Your task: Could the lines from the start of the data through the line with "['#000080', '#FF00FF', '#FFFF00', '#00FFFF', '#800080'];" be set down exactly, with no pictures among them?

* BEGIN Provided material *

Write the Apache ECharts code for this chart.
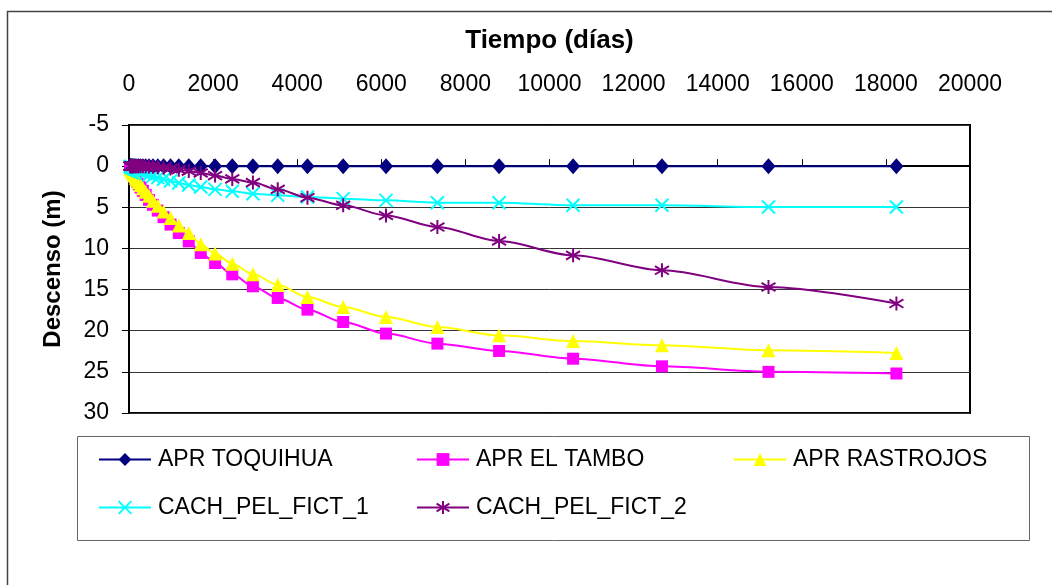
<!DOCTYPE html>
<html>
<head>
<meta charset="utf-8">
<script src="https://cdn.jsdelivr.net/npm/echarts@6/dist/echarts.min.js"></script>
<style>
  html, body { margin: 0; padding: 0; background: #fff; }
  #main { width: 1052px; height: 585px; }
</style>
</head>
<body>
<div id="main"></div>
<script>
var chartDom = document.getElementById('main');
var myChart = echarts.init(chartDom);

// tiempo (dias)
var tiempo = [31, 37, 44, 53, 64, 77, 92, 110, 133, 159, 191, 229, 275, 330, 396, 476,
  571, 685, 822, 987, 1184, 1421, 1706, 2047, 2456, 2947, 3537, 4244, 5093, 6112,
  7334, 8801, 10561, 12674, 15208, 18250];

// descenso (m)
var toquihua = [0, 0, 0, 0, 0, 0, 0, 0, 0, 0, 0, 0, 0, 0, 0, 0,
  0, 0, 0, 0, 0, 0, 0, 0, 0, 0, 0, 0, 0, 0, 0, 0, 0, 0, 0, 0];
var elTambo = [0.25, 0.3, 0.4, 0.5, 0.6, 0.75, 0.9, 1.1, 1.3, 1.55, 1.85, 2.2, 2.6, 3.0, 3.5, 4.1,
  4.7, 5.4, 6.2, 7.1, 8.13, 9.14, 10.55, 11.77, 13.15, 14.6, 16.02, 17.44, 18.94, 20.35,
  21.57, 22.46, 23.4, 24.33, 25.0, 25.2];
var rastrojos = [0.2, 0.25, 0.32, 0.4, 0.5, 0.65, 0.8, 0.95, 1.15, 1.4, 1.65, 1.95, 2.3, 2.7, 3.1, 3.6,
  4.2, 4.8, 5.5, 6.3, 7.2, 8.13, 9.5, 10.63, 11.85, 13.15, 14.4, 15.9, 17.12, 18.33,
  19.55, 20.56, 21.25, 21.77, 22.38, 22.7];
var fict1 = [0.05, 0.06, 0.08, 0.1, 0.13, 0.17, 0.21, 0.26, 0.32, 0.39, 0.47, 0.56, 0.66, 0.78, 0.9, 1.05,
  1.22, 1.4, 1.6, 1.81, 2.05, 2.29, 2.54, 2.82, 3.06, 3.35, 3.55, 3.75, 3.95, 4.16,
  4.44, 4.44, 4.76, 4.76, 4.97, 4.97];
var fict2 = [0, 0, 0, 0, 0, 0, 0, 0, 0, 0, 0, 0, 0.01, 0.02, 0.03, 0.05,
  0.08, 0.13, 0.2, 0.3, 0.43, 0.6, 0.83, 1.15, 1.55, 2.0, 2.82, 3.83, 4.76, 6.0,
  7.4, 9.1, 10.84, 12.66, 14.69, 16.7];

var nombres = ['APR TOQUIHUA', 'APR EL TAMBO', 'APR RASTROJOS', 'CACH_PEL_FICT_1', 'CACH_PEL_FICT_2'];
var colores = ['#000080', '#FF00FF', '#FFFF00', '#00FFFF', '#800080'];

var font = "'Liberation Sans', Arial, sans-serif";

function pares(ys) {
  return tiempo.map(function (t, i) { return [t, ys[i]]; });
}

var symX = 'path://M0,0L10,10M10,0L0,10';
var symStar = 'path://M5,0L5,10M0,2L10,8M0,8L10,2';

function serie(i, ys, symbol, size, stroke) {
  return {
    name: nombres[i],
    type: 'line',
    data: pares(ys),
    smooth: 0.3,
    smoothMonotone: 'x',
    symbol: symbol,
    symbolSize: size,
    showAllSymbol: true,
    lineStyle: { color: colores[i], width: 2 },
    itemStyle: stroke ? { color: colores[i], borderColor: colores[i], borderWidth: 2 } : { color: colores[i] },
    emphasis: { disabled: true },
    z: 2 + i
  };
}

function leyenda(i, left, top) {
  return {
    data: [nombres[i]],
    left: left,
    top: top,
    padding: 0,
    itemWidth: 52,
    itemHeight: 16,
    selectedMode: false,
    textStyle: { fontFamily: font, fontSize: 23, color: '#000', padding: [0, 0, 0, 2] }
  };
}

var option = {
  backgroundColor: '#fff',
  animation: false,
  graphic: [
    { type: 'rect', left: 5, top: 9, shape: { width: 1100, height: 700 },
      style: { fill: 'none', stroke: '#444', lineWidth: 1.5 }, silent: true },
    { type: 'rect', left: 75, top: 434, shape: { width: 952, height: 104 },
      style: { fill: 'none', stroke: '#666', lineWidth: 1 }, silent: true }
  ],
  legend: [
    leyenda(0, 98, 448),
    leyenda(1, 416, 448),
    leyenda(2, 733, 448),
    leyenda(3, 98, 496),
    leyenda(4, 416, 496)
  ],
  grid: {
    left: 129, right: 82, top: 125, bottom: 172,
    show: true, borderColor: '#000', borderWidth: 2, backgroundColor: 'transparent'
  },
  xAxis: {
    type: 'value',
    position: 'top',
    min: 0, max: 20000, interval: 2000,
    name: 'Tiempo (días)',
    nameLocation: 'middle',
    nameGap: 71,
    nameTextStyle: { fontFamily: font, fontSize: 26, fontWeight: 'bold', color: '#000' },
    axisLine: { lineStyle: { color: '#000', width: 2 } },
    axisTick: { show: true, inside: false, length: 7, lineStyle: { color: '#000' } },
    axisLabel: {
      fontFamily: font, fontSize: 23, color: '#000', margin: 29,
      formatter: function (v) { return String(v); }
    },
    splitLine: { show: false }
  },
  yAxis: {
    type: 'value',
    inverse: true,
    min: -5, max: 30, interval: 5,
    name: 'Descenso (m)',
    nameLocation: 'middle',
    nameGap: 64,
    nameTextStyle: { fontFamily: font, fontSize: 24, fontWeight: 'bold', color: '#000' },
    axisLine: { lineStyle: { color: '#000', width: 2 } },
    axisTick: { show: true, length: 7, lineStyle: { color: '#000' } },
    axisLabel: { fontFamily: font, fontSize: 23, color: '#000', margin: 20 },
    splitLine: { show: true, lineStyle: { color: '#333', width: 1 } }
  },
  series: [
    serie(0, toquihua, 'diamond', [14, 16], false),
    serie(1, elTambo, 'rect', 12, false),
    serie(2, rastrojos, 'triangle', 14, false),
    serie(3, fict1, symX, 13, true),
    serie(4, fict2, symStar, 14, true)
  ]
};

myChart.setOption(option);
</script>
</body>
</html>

* END Provided material *

Exercise solution:
Write the Apache ECharts code for this chart.
<!DOCTYPE html>
<html>
<head>
<meta charset="utf-8">
<script src="https://cdn.jsdelivr.net/npm/echarts@6/dist/echarts.min.js"></script>
<style>
  html, body { margin: 0; padding: 0; background: #fff; }
  #main { width: 1052px; height: 585px; }
</style>
</head>
<body>
<div id="main"></div>
<script>
var chartDom = document.getElementById('main');
var myChart = echarts.init(chartDom);

// tiempo (dias)
var tiempo = [31, 37, 44, 53, 64, 77, 92, 110, 133, 159, 191, 229, 275, 330, 396, 476,
  571, 685, 822, 987, 1184, 1421, 1706, 2047, 2456, 2947, 3537, 4244, 5093, 6112,
  7334, 8801, 10561, 12674, 15208, 18250];

// descenso (m)
var toquihua = [0, 0, 0, 0, 0, 0, 0, 0, 0, 0, 0, 0, 0, 0, 0, 0,
  0, 0, 0, 0, 0, 0, 0, 0, 0, 0, 0, 0, 0, 0, 0, 0, 0, 0, 0, 0];
var elTambo = [0.25, 0.3, 0.4, 0.5, 0.6, 0.75, 0.9, 1.1, 1.3, 1.55, 1.85, 2.2, 2.6, 3.0, 3.5, 4.1,
  4.7, 5.4, 6.2, 7.1, 8.13, 9.14, 10.55, 11.77, 13.15, 14.6, 16.02, 17.44, 18.94, 20.35,
  21.57, 22.46, 23.4, 24.33, 25.0, 25.2];
var rastrojos = [0.2, 0.25, 0.32, 0.4, 0.5, 0.65, 0.8, 0.95, 1.15, 1.4, 1.65, 1.95, 2.3, 2.7, 3.1, 3.6,
  4.2, 4.8, 5.5, 6.3, 7.2, 8.13, 9.5, 10.63, 11.85, 13.15, 14.4, 15.9, 17.12, 18.33,
  19.55, 20.56, 21.25, 21.77, 22.38, 22.7];
var fict1 = [0.05, 0.06, 0.08, 0.1, 0.13, 0.17, 0.21, 0.26, 0.32, 0.39, 0.47, 0.56, 0.66, 0.78, 0.9, 1.05,
  1.22, 1.4, 1.6, 1.81, 2.05, 2.29, 2.54, 2.82, 3.06, 3.35, 3.55, 3.75, 3.95, 4.16,
  4.44, 4.44, 4.76, 4.76, 4.97, 4.97];
var fict2 = [0, 0, 0, 0, 0, 0, 0, 0, 0, 0, 0, 0, 0.01, 0.02, 0.03, 0.05,
  0.08, 0.13, 0.2, 0.3, 0.43, 0.6, 0.83, 1.15, 1.55, 2.0, 2.82, 3.83, 4.76, 6.0,
  7.4, 9.1, 10.84, 12.66, 14.69, 16.7];

var nombres = ['APR TOQUIHUA', 'APR EL TAMBO', 'APR RASTROJOS', 'CACH_PEL_FICT_1', 'CACH_PEL_FICT_2'];
var colores = ['#000080', '#FF00FF', '#FFFF00', '#00FFFF', '#800080'];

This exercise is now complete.